• _Request_
Keep to the lines between the one holding "Clone this chart in matplotlib." and the one holding "0.278, 0.294, 0.312, 0.333, 0.352, 0.38, 0.43, 0.45]", inclusive, and write them out exactly.

[Collected data]
-- Begin --

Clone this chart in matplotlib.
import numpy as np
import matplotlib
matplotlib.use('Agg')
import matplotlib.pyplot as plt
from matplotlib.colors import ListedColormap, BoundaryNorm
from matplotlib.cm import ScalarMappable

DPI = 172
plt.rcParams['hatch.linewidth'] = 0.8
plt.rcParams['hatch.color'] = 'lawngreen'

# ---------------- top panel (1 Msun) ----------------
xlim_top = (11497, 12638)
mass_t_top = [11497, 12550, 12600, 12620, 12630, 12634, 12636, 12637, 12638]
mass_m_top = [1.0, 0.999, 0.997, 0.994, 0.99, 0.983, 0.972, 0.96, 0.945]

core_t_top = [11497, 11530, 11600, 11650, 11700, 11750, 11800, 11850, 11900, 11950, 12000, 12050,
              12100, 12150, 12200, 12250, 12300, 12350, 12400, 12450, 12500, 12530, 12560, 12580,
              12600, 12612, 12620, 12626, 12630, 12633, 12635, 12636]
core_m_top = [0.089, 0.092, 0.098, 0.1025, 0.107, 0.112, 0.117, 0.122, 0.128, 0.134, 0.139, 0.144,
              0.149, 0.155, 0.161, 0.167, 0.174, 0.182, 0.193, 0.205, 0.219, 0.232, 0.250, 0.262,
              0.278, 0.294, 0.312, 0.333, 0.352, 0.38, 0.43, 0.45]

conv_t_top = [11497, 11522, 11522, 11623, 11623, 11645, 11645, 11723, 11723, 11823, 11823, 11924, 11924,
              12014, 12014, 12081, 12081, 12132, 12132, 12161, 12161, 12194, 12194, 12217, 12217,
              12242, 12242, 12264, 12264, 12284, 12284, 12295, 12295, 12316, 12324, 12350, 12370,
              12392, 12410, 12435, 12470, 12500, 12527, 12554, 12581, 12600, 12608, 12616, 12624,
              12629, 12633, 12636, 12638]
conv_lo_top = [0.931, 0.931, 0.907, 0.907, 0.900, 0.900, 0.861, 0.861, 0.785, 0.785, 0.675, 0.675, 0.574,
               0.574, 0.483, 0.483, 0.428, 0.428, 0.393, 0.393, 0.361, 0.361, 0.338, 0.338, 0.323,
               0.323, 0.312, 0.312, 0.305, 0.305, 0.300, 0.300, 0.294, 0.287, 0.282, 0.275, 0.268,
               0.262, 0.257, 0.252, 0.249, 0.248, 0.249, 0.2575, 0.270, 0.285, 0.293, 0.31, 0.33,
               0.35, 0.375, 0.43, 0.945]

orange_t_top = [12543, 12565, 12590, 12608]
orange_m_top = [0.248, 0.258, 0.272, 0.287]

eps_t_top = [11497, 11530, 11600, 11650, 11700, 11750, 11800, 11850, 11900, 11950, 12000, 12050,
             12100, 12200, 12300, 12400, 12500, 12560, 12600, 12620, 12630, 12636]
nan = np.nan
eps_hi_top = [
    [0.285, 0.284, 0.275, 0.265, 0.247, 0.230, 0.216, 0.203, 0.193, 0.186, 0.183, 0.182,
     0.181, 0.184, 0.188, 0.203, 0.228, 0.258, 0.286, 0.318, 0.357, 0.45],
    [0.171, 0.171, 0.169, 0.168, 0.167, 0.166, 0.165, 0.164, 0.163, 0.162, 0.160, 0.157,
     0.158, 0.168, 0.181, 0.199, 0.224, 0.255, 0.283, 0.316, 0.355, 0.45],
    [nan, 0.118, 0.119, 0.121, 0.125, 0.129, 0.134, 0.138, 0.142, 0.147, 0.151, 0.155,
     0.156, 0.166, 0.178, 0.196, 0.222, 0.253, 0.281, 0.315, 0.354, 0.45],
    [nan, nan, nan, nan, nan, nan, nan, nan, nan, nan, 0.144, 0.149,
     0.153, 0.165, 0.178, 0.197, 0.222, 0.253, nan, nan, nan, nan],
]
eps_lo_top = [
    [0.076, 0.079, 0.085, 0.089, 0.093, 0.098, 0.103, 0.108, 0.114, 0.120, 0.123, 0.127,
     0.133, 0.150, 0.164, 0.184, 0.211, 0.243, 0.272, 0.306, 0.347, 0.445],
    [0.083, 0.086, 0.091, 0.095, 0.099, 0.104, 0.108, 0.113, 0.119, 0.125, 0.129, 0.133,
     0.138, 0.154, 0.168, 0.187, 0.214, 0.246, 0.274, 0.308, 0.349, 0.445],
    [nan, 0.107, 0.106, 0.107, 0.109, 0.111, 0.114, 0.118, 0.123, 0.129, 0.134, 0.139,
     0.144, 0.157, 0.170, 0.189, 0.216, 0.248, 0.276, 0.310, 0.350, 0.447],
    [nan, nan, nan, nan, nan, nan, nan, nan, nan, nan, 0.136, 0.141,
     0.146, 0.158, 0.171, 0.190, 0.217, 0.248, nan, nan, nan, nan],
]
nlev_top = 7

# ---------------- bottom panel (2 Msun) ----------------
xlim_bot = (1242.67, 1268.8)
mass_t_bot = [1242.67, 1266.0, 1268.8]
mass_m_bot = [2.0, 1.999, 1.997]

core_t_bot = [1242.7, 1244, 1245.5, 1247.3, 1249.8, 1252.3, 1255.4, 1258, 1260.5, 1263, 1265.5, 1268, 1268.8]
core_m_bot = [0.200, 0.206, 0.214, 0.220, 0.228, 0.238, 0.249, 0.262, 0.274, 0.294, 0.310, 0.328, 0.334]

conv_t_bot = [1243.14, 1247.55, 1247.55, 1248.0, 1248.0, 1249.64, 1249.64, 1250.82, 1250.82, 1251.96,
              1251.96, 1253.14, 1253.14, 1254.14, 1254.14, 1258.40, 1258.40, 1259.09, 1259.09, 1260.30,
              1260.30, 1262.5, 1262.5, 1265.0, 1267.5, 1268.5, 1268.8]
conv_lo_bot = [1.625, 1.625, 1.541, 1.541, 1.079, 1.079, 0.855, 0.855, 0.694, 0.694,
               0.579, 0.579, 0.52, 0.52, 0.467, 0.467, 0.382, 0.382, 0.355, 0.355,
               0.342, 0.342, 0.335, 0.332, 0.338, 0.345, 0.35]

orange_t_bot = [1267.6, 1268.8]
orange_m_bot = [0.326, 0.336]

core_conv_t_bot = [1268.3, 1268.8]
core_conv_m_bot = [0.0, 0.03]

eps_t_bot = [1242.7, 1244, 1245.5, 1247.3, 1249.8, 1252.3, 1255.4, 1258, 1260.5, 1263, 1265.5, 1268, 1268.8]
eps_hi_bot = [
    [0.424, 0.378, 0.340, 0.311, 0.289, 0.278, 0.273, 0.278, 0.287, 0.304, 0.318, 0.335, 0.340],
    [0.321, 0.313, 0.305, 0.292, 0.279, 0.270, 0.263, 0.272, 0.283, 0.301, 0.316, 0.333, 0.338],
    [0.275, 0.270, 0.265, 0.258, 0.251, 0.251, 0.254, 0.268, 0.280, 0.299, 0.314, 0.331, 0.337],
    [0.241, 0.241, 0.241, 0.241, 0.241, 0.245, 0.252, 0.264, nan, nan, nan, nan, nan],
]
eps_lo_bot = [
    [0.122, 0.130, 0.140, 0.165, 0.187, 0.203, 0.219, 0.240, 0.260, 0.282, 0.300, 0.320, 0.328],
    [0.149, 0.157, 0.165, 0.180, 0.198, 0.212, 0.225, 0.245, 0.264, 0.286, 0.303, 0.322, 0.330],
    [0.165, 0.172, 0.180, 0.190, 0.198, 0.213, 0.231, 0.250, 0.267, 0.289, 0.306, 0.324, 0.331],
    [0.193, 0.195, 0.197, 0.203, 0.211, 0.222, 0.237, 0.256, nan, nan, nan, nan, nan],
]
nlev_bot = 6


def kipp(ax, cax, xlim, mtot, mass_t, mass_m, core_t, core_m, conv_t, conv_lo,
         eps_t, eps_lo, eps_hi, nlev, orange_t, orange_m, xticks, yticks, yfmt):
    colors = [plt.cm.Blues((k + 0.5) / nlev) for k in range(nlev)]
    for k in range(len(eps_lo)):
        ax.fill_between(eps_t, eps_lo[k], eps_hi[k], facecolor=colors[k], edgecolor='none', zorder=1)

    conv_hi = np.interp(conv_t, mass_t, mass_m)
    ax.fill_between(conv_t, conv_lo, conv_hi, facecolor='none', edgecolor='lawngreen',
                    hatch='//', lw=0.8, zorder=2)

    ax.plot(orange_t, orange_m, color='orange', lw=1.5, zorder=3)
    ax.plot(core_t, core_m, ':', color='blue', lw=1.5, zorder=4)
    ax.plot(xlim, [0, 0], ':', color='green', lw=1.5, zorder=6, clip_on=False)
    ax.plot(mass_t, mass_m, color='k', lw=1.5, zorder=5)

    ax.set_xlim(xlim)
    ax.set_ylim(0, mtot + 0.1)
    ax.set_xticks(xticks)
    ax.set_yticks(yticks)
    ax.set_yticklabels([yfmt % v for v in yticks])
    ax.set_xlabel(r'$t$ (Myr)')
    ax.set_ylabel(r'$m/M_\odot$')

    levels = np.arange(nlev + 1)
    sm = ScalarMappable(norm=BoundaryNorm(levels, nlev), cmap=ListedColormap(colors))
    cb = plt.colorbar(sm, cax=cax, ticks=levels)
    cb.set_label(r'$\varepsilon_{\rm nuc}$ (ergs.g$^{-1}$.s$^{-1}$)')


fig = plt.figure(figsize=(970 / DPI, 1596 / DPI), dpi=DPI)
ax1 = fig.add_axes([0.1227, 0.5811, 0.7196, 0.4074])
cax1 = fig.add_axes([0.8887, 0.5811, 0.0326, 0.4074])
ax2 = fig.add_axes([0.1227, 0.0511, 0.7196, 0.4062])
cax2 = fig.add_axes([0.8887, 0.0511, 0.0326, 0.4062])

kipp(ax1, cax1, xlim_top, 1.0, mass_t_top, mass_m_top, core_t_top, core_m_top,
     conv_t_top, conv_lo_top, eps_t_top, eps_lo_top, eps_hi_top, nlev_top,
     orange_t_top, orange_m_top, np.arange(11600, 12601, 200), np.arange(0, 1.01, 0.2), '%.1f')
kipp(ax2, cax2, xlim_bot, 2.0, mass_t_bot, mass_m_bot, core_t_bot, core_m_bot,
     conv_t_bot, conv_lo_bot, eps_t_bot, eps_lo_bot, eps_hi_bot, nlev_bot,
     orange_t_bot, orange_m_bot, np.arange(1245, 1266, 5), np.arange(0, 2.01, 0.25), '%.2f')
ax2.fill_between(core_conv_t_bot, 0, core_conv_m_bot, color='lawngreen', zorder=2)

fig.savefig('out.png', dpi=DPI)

-- End --
-- Begin --

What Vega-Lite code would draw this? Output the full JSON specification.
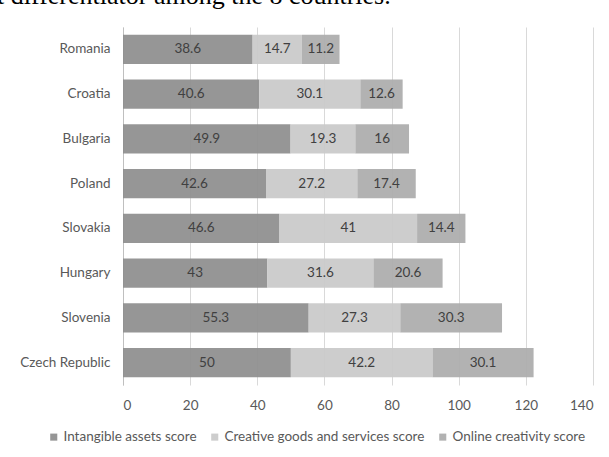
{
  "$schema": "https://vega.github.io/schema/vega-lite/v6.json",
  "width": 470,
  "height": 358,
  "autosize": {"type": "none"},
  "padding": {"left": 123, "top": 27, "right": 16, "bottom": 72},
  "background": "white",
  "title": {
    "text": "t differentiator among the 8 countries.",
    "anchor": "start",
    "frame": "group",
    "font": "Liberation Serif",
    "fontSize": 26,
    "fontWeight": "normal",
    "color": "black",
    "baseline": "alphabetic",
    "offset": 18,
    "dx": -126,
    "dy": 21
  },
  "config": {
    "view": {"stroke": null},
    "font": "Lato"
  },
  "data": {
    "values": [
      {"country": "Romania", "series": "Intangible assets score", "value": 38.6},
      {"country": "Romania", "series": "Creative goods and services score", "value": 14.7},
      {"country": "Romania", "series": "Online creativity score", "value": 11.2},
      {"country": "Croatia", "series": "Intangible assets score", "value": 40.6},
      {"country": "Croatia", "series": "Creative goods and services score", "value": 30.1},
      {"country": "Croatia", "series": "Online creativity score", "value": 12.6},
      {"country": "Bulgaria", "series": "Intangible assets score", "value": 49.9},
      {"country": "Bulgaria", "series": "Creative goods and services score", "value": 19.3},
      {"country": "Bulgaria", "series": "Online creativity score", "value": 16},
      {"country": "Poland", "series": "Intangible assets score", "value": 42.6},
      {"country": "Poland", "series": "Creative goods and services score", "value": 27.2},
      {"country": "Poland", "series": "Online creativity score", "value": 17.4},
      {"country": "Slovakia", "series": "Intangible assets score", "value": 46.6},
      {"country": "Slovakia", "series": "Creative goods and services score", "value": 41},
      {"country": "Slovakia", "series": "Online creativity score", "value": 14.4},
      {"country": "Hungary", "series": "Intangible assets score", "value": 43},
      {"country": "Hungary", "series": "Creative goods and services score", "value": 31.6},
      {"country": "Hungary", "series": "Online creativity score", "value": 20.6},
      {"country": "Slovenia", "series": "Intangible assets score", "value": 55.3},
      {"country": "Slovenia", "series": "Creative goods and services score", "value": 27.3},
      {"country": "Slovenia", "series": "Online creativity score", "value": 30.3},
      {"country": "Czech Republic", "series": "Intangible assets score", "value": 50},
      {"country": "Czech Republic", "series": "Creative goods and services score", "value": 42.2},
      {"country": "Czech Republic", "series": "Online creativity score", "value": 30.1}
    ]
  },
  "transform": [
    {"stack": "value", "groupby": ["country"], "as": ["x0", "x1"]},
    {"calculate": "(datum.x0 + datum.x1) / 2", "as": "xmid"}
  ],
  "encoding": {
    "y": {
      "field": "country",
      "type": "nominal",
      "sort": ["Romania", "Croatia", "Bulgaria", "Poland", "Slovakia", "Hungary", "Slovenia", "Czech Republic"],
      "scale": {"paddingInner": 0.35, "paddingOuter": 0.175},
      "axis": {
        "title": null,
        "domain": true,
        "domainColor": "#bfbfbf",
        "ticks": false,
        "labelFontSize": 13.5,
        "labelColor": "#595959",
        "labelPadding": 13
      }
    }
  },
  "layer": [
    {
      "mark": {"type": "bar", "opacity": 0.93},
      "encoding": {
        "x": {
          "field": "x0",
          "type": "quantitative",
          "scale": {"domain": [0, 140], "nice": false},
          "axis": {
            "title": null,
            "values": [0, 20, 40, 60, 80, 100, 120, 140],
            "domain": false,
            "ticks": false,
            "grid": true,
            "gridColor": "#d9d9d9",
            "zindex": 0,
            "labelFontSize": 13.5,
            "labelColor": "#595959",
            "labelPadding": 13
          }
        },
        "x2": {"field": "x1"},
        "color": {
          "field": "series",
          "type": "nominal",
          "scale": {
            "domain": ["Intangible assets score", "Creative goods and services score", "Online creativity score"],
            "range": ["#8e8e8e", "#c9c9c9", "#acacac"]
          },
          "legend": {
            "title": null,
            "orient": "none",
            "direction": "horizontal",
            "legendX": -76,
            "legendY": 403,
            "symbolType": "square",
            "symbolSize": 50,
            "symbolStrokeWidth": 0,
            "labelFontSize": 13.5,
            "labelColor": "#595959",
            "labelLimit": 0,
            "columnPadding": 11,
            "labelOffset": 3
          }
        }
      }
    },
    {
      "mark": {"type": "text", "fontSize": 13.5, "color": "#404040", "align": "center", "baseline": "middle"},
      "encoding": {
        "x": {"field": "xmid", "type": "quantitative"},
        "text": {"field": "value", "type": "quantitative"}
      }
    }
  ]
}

-- End --

• _Response for this exercise_
Clone this chart in matplotlib.
import numpy as np
import matplotlib
matplotlib.use('Agg')
import matplotlib.pyplot as plt
from matplotlib.colors import ListedColormap, BoundaryNorm
from matplotlib.cm import ScalarMappable

DPI = 172
plt.rcParams['hatch.linewidth'] = 0.8
plt.rcParams['hatch.color'] = 'lawngreen'

# ---------------- top panel (1 Msun) ----------------
xlim_top = (11497, 12638)
mass_t_top = [11497, 12550, 12600, 12620, 12630, 12634, 12636, 12637, 12638]
mass_m_top = [1.0, 0.999, 0.997, 0.994, 0.99, 0.983, 0.972, 0.96, 0.945]

core_t_top = [11497, 11530, 11600, 11650, 11700, 11750, 11800, 11850, 11900, 11950, 12000, 12050,
              12100, 12150, 12200, 12250, 12300, 12350, 12400, 12450, 12500, 12530, 12560, 12580,
              12600, 12612, 12620, 12626, 12630, 12633, 12635, 12636]
core_m_top = [0.089, 0.092, 0.098, 0.1025, 0.107, 0.112, 0.117, 0.122, 0.128, 0.134, 0.139, 0.144,
              0.149, 0.155, 0.161, 0.167, 0.174, 0.182, 0.193, 0.205, 0.219, 0.232, 0.250, 0.262,
              0.278, 0.294, 0.312, 0.333, 0.352, 0.38, 0.43, 0.45]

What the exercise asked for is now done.